- Florence Kimball in 1973
- Born: Florence Page Kimball April 26, 1888 Salt Lake City, Utah, U.S.
- Died: November 24, 1977 (aged 89) Greenwich Village, New York, U.S.
- Education: Juilliard School
- Occupations: Operatic soprano; Voice teacher;

= Florence Kimball =

American soprano and voice teacher (1888–1977)

Florence Page Kimball (April 26, 1888 – November 24, 1977) was an American soprano who became a celebrated voice teacher at the Juilliard School where she taught for 46 years. She taught hundreds of students, and many of her pupils had successful performance careers. Her most famous student was soprano Leontyne Price. As a soprano Kimball was primarily active as a recitalist.
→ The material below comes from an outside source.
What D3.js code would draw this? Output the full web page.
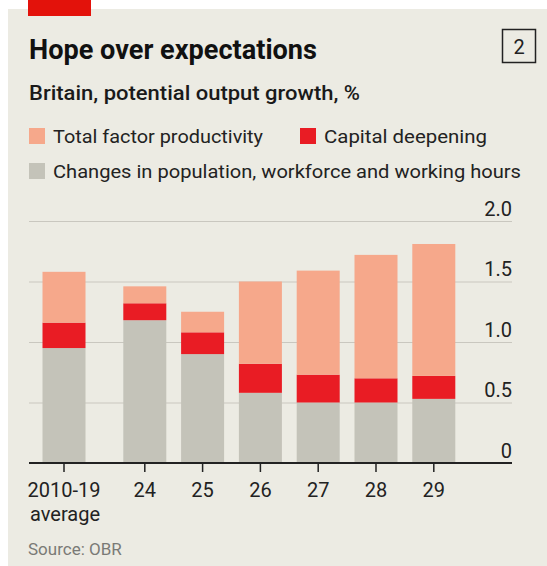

In 1929 she performed Verdi arias in a touring vaudeville production.

==Life and career==
Born in Salt Lake City, Utah, Kimball was educated at a boarding school before going to Paris to study singing with Sarah Robinson‐Duff, the teacher of Mary Garden, and Frank King Clark. She later studied the piano with Mary Alport, Carlo Buonamici and Arthur Shepherd in the United States. During World War I she entertained American and French troops as a member of the YMCA's Over There League. While in France she was awarded the Ordre national du Mérite in 1917 for her volunteer musical service during the war. In 1919 she assisted in taking care of refugee children in Soissons, France.
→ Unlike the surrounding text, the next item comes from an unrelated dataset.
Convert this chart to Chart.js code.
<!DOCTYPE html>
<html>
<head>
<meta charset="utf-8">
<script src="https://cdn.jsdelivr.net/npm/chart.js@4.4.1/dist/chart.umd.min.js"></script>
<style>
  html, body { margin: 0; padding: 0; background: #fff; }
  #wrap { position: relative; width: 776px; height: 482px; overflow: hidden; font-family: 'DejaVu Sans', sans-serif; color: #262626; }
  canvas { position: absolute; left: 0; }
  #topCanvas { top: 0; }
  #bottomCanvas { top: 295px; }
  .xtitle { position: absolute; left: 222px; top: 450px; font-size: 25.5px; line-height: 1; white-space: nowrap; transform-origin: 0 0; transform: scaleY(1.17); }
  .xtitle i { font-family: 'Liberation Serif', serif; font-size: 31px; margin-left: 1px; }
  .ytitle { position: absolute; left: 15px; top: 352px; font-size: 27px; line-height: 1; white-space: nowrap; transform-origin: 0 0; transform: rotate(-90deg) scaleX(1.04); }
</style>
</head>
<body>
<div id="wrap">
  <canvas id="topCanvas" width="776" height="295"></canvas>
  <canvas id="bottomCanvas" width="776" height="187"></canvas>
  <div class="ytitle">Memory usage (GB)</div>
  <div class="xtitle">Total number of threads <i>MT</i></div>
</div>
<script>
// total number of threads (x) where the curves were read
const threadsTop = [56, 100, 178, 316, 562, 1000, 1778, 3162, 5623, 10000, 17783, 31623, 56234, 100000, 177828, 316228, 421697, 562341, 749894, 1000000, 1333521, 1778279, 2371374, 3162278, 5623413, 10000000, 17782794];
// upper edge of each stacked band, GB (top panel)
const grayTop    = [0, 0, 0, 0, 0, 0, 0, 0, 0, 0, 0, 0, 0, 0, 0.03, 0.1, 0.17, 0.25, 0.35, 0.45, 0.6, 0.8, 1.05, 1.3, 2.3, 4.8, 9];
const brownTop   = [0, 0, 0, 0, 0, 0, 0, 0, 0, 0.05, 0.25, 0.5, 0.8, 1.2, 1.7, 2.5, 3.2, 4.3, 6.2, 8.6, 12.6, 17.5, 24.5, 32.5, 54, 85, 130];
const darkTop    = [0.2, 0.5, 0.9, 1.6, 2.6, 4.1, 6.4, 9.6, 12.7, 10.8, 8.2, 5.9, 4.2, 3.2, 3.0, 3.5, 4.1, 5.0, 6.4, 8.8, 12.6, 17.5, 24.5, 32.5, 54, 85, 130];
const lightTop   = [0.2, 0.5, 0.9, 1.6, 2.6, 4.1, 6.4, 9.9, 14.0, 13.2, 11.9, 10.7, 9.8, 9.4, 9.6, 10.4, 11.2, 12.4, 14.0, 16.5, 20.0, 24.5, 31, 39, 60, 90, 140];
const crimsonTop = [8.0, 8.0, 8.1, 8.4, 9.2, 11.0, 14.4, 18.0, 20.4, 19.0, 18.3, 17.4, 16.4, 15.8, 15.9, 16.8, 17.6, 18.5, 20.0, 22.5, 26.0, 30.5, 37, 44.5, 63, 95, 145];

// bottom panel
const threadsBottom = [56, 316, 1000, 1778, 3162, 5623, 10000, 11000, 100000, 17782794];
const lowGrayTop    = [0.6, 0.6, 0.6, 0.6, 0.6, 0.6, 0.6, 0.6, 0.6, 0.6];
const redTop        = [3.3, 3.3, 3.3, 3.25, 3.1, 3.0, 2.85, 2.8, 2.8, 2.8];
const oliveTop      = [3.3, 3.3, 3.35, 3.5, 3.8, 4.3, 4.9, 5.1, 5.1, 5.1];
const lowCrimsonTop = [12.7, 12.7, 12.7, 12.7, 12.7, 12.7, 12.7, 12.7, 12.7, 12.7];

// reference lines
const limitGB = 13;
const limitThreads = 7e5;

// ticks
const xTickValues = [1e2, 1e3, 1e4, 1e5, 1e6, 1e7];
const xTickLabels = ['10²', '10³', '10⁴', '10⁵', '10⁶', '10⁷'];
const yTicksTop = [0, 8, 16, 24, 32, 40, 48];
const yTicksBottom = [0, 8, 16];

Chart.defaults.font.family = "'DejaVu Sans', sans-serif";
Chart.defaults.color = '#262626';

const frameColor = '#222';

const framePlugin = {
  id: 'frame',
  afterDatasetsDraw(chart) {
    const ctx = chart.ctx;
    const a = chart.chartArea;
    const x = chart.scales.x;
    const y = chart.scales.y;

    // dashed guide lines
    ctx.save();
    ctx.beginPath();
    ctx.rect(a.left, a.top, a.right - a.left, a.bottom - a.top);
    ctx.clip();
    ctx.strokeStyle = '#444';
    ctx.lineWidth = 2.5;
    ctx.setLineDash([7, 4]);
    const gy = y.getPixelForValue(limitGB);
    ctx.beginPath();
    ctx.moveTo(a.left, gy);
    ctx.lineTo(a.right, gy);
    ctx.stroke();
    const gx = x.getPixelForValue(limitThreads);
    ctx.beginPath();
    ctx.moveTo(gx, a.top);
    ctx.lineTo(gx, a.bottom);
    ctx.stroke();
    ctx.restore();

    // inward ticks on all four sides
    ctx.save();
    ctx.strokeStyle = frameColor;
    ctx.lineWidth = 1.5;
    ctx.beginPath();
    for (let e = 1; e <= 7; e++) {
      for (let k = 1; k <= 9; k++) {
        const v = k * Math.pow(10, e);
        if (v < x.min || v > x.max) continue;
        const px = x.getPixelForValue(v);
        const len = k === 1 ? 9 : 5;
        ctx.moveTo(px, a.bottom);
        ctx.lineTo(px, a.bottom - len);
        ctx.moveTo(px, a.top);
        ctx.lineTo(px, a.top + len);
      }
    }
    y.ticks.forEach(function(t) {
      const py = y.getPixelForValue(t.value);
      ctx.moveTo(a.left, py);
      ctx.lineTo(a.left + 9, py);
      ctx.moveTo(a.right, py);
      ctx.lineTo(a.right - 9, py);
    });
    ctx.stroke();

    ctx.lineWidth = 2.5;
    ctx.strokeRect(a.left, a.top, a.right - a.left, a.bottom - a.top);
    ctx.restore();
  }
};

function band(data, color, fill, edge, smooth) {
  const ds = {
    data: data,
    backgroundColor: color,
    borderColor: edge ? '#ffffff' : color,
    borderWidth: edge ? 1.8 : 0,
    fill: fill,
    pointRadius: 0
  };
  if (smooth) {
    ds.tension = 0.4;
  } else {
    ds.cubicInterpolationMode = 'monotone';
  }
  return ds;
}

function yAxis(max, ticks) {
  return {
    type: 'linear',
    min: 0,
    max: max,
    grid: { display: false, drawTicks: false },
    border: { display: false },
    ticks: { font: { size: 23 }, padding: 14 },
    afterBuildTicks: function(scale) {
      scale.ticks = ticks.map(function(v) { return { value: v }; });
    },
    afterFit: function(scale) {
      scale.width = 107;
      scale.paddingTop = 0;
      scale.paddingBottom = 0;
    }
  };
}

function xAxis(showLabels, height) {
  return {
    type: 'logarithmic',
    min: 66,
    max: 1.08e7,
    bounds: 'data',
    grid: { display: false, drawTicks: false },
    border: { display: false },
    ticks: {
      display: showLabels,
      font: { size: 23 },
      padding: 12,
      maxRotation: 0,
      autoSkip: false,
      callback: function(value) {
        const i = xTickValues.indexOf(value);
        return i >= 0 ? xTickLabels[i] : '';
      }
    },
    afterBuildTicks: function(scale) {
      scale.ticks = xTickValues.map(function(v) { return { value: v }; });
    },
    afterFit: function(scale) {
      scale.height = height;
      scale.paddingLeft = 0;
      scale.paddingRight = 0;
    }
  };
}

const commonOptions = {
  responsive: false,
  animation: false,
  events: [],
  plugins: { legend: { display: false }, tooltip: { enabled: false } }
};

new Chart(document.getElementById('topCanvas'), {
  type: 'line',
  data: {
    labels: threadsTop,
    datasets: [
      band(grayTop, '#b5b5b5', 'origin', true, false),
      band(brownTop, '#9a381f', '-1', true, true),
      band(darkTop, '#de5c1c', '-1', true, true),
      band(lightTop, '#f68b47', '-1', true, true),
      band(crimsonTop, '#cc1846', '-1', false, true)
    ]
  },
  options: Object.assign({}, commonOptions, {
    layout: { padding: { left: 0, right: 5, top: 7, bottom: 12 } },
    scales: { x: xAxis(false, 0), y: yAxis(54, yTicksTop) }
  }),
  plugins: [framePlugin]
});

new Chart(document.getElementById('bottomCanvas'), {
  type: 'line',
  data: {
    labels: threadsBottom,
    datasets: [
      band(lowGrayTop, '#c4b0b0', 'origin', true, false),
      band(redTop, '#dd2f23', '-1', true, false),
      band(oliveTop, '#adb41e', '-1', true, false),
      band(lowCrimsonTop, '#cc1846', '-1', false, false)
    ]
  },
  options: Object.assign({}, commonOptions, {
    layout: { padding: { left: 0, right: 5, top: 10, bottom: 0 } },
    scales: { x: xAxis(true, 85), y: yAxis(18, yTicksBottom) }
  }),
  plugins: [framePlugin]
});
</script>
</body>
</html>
In the 1920s, Kimball moved back to America to study singing with Marcella Sembrich at the Juilliard School in New York City. In 1927 Kimball replaced Sembrich at Juilliard when she retired. Kimball continued to teach at Juilliard until her retirement 45 years later in 1972. She had hundreds of voice students during her tenure; many of whom had successful careers, including: Annamary Dickey, Martha Flowers, Sung Sook Lee, Jean Madeira, Joyce Mathis, Mariquita Moll, Regina Sarfaty, Nigi Sato, Wilma Shakesneider and Veronica Tyler. Notably among her students is Patrica Carey, mother and vocal teacher to Mariah Carey. Her most famous pupil was Leontyne Price whom she began teaching in 1949. Price developed an extremely close relationship to Kimball, and her teacher continued to work closely with her on preparing her roles for the Metropolitan Opera; even helping her select her costumes and think through stage movements in addition to working on the music material. In a 1983 interview, Price stated of her association with Florence Kimball: It was the most important relationship of my life. Like sex it was pure chemistry ... She told me there was an innate quality of dignity in my voice, and that I moved like I sounded.
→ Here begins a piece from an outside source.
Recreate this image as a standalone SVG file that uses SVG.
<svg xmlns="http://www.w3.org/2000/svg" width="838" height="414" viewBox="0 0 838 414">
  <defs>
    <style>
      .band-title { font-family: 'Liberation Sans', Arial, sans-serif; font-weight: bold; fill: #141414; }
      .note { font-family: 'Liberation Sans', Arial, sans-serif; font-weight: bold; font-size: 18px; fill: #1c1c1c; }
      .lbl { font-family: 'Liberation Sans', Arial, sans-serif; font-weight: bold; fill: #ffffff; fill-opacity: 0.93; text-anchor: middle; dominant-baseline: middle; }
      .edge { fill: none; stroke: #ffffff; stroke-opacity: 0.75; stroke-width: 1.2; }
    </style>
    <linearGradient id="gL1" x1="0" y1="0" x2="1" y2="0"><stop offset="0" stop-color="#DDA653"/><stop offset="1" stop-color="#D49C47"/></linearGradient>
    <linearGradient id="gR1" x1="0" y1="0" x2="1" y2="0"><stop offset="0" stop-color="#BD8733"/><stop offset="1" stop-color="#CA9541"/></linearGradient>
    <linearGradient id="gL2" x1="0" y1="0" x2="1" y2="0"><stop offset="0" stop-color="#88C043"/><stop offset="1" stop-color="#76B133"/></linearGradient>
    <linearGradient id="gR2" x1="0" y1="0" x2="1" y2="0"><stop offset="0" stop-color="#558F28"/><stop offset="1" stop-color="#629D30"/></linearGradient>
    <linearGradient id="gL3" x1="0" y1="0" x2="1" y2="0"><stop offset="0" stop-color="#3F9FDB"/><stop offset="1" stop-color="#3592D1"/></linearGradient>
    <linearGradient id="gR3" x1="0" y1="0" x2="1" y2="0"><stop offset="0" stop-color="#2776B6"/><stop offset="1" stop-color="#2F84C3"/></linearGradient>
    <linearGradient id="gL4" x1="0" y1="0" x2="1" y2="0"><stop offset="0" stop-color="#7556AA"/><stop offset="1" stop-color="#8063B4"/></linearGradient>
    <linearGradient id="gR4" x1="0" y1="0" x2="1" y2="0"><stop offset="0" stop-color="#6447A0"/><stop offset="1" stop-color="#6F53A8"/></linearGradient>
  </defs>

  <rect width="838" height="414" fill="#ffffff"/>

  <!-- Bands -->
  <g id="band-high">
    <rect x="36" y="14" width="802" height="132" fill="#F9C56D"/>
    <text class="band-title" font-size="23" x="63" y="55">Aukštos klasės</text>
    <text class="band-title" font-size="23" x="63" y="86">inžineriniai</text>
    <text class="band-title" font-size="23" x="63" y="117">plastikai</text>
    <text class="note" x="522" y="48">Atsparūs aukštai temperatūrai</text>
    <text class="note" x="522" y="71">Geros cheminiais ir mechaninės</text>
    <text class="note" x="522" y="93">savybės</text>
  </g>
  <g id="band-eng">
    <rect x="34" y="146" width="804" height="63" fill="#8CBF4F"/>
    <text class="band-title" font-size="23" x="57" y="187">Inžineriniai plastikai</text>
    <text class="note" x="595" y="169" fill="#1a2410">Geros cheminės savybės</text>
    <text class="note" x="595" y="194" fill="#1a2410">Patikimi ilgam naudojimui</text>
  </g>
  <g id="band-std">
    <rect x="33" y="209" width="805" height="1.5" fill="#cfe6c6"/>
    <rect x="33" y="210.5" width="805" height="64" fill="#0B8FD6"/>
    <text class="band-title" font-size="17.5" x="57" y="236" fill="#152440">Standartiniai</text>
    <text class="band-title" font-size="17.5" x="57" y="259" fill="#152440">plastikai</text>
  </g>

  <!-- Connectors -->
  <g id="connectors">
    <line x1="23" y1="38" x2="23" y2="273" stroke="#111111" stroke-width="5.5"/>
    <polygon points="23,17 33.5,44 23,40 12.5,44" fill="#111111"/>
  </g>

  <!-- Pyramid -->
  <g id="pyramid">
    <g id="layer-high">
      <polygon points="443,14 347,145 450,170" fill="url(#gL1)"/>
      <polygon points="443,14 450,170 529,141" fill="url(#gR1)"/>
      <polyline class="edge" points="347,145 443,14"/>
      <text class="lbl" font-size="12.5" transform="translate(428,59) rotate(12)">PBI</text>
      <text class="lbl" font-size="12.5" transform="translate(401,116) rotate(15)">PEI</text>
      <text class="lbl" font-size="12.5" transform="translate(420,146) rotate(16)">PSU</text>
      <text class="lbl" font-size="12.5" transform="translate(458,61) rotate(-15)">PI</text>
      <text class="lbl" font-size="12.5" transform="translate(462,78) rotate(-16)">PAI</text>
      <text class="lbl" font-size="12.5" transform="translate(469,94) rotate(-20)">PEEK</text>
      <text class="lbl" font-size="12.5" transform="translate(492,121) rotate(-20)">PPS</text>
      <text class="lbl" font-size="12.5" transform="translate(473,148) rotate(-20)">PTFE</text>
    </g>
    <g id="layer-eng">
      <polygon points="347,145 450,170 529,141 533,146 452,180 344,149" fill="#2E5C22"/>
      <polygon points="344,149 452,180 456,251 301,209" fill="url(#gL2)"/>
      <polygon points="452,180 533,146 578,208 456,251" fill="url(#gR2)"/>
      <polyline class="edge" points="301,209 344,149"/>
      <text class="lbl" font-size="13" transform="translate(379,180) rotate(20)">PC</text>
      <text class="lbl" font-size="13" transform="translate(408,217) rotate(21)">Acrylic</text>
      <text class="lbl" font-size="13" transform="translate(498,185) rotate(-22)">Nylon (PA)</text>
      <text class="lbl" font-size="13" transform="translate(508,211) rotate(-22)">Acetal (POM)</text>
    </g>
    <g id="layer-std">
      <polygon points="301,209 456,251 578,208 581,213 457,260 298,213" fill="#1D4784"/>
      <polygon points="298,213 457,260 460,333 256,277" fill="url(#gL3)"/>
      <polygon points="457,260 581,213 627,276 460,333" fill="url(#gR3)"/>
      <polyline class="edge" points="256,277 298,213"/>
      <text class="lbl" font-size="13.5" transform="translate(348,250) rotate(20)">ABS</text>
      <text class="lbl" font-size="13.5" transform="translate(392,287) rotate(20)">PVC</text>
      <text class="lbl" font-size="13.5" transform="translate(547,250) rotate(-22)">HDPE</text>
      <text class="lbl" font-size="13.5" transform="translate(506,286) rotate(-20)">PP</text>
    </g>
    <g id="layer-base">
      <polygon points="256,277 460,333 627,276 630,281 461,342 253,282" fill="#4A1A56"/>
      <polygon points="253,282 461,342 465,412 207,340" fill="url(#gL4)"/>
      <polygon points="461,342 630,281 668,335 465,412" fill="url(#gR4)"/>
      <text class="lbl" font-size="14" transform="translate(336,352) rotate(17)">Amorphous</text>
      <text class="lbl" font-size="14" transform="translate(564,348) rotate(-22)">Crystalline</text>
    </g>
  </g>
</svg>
Kimball continued to perform periodically while teaching. She made her New York debut on December 3, 1925, at Aeolian Hall while studying with Sembrich. During her years as a teacher at Juilliard she also gave recitals at The Town Hall and made recital tours. In 1929 she starred in the Cal Levance Show, a vaudeville-style production featuring multiple kinds of entertainments including Kimball performing Verdi arias, which started in Chicago and then toured to other cities including a stop at the Cincinnati Music Hall.

Kimball died at Saint Vincent's Catholic Medical Centers in Greenwich Village at the age of 87. She was a friend of composer Samuel Barber, who dedicated his choral work "To Be Sung on the Water" (1968) to her.